И не случайно, конечно, что в книге много стихов, посвященных конкретным
строениям, как правило, обветшавшим и заброшенным, но все еще живущим своей
жизнью, дышащим, как дышит «церковь без креста»: «Поблекшая белоколонность
усадьбы» в Братцево или стоящая там же ротонда;
«Окутана зеленой сеткой, / Как полонянка под чадрой»; переделкинский
«старый дом / С открытой книгой на фасаде» или «силуэт
причудливого дома» в Воробьево: «Шпили, башни, лестницы, крыльцо, / Все его
изломы и извивы / Ветхо и пленительно красивы, / Как былой красавицы лицо».
Людмила Саницкая сохраняет удивительную верность этой
устаревшей красоте, так же, как и «архаике родного языка», если уж говорить о
ее стилевых предпочтениях как поэта. «Я трапезой хочу назвать обед / И яством — незатейливое блюдо… / Названья эти добавляют
цвет / И аромат, и вкус, и отблеск чуда». Такое вот несколько старомодное
речевое самовыражение внутреннего мира лирической героини только лишний раз
подтверждает мысль о его целостности и стильности в высоком смысле этого
понятия. Ведь, действительно, странно было бы, если б мы задумали перекусить
чем-либо на скорую руку, а не «вкусить яств», в усадьбе с белыми колоннами!

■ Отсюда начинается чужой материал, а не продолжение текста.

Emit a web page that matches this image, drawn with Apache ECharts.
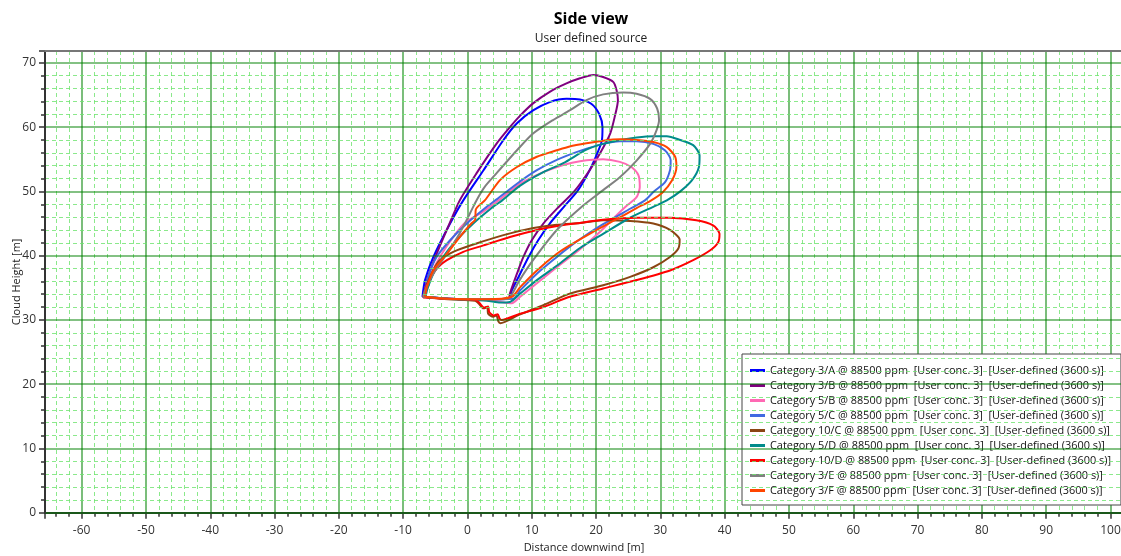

Словно отвечая какому-то литературному критику, поэтесса эмоционально
восклицает: «Да, верно, все повтор, все перепев!» Но тут
же добавляет: «Каким бы слабым ни было перо, / И пишущий не слышен и не виден,
/ Он все же соучастник, очевидец, / а то и неожиданный пророк». Как пишет во
вступительной статье к книге Кирилл Ковальджи,
Людмила Саницкая — поэт, «далекий от формата современных
профессиональных новаций». Но ее «наивных строчек дух исповедальный», как
«робкий, неокрепший листопад», или, написанные в иной тональности, стихи, от
которых веет «чем-то / щемящим и грозным — горьковатым предчувствием /
подлинных слез» — все это составляющие настоящей поэзии с большой буквы.